Saved data entries:
------------------------------------------------------------

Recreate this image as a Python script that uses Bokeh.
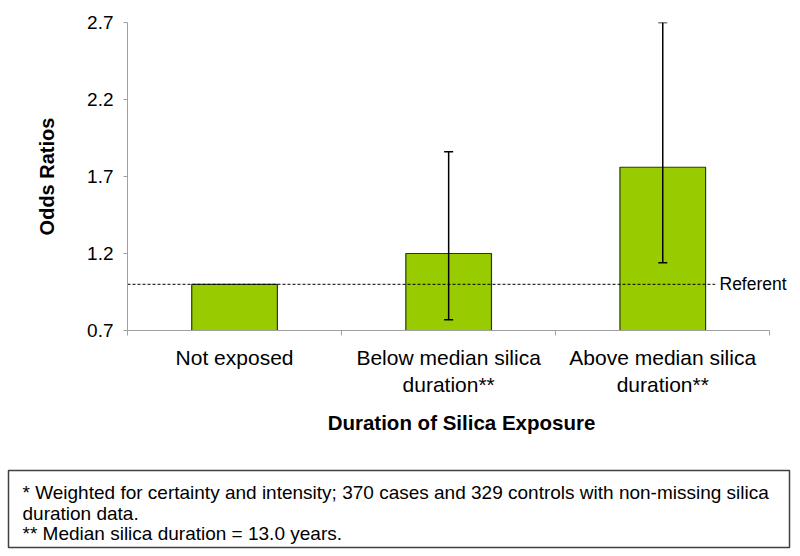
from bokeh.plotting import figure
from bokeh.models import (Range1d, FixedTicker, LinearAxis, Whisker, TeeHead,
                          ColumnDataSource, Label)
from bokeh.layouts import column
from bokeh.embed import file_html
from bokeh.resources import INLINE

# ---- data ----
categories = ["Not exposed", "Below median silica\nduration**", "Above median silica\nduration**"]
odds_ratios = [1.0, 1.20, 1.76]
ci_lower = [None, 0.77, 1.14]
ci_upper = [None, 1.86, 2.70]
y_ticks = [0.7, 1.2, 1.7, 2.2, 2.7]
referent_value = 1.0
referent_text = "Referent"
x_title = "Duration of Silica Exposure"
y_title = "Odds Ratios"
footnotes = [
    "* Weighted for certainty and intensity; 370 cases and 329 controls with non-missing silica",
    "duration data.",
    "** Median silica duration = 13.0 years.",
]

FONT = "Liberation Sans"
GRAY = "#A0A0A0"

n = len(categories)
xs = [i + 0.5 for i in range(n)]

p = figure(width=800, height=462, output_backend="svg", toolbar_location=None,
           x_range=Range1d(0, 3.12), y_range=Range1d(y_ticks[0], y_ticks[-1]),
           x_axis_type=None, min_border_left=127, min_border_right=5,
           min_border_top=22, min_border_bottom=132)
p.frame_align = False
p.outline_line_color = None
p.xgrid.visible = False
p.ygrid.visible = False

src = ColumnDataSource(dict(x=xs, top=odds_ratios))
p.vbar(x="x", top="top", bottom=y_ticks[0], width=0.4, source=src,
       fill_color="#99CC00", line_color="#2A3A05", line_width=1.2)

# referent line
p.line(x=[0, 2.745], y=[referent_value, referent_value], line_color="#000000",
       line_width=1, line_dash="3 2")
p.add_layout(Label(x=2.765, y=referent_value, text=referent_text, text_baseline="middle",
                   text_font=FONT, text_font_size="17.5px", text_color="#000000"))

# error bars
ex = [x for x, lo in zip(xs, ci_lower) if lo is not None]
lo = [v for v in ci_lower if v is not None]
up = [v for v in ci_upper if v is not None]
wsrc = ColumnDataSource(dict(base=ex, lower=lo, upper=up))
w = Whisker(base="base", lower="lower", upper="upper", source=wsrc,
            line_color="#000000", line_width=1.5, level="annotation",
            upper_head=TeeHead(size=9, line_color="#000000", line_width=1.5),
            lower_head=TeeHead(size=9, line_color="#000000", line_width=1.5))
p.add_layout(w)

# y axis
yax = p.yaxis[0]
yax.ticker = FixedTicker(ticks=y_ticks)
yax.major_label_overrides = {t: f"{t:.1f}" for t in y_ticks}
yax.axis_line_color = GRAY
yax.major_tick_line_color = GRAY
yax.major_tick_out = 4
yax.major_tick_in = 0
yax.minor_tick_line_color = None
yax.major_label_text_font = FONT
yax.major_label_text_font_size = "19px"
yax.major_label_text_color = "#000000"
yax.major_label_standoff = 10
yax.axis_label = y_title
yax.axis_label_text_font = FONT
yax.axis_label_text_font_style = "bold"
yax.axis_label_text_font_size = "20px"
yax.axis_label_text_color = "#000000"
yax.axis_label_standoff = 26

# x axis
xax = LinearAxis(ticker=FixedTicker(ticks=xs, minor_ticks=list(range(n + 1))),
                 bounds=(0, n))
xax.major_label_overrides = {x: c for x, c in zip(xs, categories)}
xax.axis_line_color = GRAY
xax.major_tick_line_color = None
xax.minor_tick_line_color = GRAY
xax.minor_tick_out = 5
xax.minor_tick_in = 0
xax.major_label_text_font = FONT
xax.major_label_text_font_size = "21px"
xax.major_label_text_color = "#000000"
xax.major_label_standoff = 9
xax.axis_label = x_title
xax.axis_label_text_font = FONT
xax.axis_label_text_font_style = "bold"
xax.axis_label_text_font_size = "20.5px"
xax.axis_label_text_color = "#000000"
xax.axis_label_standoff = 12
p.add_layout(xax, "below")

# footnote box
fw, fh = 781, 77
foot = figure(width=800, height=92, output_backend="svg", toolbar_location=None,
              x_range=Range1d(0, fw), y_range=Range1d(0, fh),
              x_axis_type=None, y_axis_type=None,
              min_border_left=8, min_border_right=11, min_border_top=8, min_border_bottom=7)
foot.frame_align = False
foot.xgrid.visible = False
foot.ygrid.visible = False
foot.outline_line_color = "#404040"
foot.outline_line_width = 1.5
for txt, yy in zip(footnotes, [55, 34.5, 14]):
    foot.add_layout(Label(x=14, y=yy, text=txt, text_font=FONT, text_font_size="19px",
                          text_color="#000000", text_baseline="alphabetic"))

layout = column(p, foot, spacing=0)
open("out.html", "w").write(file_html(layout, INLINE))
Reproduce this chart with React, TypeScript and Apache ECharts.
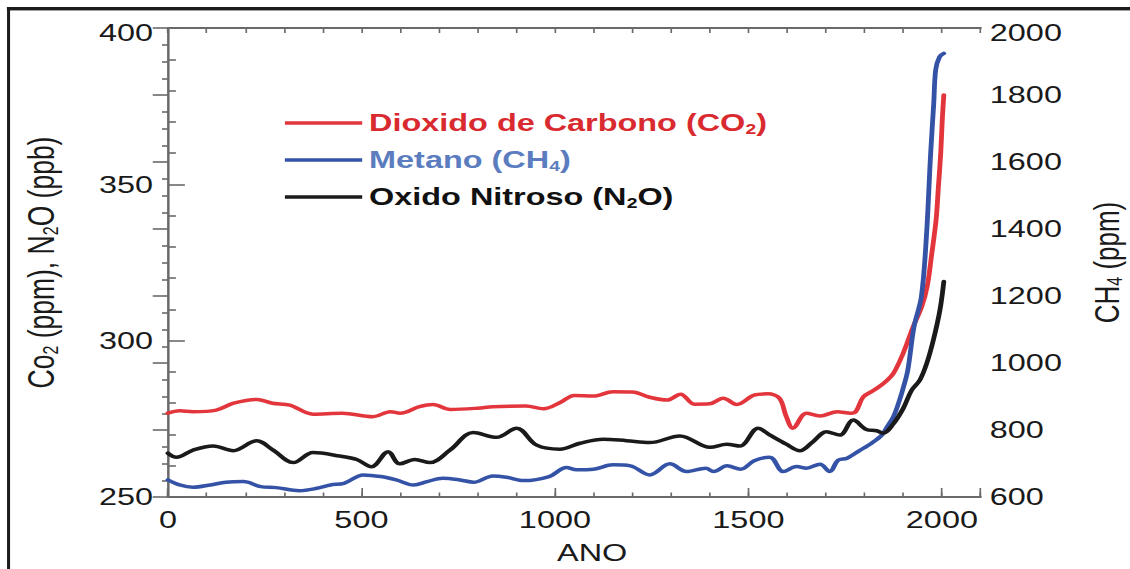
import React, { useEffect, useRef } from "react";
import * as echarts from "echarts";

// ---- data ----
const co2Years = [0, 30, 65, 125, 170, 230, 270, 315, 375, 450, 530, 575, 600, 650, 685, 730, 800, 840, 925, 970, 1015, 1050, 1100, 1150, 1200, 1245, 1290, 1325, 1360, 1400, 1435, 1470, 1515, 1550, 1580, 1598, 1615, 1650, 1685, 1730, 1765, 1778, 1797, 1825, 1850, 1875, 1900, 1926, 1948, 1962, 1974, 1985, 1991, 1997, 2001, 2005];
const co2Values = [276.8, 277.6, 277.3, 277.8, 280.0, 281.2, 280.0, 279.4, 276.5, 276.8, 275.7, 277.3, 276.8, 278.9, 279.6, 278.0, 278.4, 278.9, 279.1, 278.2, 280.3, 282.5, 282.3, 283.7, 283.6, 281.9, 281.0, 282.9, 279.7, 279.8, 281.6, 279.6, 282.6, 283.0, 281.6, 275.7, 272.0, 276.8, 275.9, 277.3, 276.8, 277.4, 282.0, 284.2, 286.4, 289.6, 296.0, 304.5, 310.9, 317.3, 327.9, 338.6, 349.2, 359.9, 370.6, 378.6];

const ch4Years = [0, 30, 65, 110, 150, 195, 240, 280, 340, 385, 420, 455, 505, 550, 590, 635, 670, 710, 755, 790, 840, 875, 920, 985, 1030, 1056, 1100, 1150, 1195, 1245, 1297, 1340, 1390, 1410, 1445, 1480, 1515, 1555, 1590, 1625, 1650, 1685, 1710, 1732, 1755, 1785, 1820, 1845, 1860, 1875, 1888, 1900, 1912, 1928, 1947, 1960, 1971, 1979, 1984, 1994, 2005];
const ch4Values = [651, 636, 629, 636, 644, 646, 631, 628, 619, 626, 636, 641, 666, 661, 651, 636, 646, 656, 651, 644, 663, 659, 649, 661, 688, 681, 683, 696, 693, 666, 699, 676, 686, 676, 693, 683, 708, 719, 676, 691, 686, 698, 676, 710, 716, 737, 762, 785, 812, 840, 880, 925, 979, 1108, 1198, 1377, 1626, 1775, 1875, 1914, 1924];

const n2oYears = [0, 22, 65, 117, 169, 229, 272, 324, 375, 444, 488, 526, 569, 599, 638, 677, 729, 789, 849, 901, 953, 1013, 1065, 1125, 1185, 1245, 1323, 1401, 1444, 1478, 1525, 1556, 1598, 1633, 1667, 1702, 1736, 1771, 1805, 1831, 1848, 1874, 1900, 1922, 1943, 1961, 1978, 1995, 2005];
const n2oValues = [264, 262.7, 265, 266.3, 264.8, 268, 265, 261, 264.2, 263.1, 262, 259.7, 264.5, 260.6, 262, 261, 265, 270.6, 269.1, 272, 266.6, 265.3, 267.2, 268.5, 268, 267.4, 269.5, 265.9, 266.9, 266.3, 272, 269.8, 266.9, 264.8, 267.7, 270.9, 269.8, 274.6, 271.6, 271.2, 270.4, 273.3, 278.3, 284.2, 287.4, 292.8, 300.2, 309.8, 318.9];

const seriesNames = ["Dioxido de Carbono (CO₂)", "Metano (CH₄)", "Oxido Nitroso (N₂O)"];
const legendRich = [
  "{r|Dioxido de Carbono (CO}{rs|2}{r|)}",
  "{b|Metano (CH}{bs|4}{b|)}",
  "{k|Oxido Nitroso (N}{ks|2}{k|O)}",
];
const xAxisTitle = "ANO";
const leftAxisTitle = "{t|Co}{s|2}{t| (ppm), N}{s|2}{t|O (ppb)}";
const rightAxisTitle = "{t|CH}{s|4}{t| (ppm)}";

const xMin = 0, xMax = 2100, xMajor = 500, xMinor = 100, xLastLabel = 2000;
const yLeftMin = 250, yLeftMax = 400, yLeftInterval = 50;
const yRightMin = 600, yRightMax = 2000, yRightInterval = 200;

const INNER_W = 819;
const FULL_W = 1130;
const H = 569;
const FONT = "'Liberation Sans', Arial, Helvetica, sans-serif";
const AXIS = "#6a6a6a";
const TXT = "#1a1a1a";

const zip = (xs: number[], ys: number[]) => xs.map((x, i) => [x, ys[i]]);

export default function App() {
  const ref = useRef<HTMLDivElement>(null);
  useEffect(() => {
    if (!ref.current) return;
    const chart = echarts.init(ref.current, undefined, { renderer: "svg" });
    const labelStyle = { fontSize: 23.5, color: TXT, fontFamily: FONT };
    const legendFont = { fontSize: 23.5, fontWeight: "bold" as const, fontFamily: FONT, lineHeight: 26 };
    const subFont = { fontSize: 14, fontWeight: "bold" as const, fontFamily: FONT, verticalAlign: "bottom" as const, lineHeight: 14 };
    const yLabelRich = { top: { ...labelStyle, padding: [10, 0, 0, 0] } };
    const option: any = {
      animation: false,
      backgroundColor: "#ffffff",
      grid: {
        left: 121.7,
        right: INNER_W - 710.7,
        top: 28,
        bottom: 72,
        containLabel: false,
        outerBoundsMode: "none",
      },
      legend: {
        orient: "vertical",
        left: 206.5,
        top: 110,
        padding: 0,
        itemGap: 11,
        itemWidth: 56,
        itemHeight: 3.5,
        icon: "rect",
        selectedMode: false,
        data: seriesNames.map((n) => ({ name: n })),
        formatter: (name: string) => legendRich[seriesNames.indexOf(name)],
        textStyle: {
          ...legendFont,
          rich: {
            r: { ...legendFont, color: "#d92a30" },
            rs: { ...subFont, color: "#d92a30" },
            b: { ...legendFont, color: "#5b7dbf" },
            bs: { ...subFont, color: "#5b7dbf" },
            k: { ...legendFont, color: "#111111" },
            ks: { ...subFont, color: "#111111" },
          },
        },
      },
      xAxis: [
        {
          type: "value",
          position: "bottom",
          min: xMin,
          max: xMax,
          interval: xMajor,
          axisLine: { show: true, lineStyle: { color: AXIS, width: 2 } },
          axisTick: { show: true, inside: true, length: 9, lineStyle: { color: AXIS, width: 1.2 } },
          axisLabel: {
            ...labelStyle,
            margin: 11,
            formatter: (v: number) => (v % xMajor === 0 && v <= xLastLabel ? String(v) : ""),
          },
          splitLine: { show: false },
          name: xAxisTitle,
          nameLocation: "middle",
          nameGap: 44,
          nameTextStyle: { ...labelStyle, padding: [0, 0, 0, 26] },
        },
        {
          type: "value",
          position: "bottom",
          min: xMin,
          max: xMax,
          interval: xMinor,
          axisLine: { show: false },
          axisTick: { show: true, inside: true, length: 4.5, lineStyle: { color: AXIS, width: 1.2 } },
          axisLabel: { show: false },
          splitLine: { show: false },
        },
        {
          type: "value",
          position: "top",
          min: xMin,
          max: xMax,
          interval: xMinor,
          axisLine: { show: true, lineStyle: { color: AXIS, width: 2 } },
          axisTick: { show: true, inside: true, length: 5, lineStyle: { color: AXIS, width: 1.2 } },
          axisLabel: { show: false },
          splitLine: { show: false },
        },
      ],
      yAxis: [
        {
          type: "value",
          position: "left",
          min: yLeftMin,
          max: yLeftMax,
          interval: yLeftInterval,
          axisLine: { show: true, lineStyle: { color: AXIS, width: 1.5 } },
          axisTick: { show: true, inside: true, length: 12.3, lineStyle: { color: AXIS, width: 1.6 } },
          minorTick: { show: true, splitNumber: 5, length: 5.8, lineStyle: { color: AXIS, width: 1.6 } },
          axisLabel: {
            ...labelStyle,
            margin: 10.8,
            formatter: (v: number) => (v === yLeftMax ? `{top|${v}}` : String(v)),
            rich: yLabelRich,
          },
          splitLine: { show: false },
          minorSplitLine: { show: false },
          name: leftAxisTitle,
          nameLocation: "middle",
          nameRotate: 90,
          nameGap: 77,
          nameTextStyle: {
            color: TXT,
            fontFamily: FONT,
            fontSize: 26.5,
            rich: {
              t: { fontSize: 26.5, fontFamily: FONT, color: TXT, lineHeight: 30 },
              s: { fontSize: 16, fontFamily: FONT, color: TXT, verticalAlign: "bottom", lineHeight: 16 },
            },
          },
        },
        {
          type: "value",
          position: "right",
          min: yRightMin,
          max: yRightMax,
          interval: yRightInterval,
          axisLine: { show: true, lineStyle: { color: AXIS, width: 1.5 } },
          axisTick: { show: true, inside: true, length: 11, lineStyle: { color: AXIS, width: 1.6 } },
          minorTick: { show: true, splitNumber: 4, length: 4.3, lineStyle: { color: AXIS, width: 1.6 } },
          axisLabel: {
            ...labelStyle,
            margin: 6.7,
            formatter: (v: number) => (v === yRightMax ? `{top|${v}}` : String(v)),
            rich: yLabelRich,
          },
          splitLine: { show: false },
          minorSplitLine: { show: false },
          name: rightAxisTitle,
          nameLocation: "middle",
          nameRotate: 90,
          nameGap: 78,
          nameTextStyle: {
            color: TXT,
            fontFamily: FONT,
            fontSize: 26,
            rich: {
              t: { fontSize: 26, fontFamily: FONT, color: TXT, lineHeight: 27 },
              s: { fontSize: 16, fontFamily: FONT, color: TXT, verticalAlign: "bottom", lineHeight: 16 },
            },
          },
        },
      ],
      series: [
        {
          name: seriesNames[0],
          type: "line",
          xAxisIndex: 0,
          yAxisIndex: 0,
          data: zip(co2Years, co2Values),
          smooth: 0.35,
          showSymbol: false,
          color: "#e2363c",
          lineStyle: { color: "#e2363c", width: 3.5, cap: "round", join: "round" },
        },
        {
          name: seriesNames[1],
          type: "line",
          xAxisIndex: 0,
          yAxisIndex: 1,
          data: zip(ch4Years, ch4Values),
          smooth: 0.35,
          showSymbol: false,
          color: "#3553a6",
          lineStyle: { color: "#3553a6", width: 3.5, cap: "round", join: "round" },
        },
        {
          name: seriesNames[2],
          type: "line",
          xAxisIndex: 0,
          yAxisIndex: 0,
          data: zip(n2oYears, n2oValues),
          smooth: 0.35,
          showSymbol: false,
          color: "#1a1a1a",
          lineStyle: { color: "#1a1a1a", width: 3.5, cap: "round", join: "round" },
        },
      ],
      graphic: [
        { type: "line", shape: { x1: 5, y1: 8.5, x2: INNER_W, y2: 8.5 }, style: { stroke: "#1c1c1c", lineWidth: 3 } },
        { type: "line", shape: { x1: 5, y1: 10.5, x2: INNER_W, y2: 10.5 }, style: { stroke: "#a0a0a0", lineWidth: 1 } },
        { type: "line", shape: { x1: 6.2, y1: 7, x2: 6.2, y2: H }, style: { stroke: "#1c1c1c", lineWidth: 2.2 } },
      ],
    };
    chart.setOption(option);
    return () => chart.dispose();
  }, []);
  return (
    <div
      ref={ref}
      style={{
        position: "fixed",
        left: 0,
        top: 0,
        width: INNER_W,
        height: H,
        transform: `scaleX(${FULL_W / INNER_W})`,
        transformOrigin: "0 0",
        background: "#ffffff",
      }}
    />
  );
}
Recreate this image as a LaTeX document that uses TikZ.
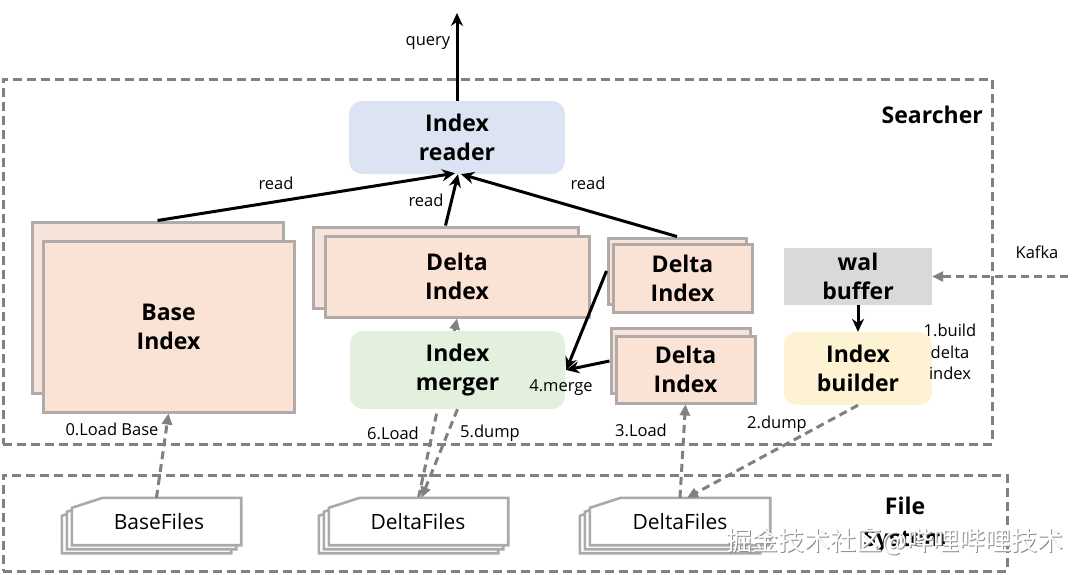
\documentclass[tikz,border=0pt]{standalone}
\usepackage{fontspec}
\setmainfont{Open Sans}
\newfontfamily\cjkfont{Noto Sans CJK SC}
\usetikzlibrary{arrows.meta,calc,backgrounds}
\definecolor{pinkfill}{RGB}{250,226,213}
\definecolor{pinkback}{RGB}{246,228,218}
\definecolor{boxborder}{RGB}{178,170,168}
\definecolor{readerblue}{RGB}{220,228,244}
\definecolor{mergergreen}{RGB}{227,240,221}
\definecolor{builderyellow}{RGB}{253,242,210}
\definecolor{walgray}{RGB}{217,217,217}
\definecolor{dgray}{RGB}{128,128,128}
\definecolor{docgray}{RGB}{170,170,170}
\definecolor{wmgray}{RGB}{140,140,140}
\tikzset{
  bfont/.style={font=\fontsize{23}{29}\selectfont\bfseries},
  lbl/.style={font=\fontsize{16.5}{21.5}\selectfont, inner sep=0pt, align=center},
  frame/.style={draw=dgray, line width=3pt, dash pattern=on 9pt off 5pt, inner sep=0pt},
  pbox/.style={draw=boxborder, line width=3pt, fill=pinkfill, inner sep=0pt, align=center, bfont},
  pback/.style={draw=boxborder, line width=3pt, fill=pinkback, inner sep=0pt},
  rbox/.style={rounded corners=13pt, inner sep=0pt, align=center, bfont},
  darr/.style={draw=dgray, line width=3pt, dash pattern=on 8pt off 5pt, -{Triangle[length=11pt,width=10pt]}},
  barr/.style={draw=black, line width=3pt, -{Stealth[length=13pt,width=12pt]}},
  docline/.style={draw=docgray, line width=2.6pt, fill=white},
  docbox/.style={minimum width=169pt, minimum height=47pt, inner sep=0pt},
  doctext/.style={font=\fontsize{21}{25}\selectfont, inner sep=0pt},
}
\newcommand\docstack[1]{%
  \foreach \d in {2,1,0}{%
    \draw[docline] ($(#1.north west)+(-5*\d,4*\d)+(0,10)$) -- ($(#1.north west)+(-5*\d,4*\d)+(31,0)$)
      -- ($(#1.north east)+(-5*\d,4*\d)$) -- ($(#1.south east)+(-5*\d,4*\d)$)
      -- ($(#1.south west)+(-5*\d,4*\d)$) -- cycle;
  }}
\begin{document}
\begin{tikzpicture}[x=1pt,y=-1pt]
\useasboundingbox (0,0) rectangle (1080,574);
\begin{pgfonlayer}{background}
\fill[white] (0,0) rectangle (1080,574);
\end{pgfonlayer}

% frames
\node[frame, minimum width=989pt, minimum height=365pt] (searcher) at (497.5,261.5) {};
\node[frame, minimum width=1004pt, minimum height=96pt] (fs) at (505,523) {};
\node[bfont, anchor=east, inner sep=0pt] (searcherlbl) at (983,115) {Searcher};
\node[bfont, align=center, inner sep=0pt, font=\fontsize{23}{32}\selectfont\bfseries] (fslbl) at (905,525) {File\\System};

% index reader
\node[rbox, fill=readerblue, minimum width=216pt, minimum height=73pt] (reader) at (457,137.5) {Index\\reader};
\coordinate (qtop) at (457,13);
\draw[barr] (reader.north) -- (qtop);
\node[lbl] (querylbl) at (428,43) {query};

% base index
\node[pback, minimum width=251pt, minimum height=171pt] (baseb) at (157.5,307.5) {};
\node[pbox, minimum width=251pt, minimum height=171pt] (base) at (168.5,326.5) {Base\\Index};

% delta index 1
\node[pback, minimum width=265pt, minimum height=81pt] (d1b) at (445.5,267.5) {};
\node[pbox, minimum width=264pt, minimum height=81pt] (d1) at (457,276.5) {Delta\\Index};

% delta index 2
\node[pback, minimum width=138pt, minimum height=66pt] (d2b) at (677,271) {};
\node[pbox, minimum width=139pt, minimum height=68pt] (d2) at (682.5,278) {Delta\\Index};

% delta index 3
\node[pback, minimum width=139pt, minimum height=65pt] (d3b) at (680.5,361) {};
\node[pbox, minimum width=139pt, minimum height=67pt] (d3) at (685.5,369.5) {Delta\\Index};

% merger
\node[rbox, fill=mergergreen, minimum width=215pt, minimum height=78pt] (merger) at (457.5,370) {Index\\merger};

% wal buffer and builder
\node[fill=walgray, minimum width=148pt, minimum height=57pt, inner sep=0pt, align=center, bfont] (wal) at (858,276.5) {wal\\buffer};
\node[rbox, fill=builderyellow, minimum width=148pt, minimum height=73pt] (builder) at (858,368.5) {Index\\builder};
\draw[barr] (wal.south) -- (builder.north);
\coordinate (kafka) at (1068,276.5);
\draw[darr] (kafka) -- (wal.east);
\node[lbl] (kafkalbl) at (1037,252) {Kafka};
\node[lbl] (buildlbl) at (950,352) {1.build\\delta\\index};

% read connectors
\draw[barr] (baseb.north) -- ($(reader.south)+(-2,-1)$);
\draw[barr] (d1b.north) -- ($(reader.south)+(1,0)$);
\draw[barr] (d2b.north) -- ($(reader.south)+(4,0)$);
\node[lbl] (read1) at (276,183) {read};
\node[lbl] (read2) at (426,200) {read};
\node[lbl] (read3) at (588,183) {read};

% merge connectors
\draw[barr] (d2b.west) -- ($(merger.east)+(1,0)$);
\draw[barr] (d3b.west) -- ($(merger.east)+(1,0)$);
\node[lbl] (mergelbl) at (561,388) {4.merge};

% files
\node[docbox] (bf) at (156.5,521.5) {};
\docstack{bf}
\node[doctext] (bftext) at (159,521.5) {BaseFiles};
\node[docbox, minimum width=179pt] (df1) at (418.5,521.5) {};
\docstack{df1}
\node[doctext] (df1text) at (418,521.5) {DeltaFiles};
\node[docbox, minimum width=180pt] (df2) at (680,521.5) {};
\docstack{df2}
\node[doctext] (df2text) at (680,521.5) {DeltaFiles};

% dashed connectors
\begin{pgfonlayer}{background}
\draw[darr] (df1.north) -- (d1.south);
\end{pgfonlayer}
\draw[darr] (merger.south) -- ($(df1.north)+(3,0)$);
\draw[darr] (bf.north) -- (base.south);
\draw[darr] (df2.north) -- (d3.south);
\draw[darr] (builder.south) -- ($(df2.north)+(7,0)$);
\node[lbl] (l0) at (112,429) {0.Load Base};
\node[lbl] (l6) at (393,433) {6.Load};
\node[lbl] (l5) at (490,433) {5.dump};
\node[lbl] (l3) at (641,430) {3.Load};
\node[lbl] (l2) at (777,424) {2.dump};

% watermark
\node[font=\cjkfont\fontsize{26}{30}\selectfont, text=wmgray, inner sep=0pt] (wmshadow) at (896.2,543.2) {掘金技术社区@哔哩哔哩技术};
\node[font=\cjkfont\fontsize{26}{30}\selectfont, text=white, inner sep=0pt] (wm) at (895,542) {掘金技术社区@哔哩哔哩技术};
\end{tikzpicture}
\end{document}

------------------------------------------------------------

### EXERCISE GOAL
Output exactly the span of lines from the top of the listing through the line holding "from bokeh.resources import INLINE", and leave every picture out.

### COMPLETE RESPONSE
Recreate this image as a Python script that uses Bokeh.
from bokeh.plotting import figure
from bokeh.models import (Range1d, FixedTicker, LinearAxis, Whisker, TeeHead,
                          ColumnDataSource, Label)
from bokeh.layouts import column
from bokeh.embed import file_html
from bokeh.resources import INLINE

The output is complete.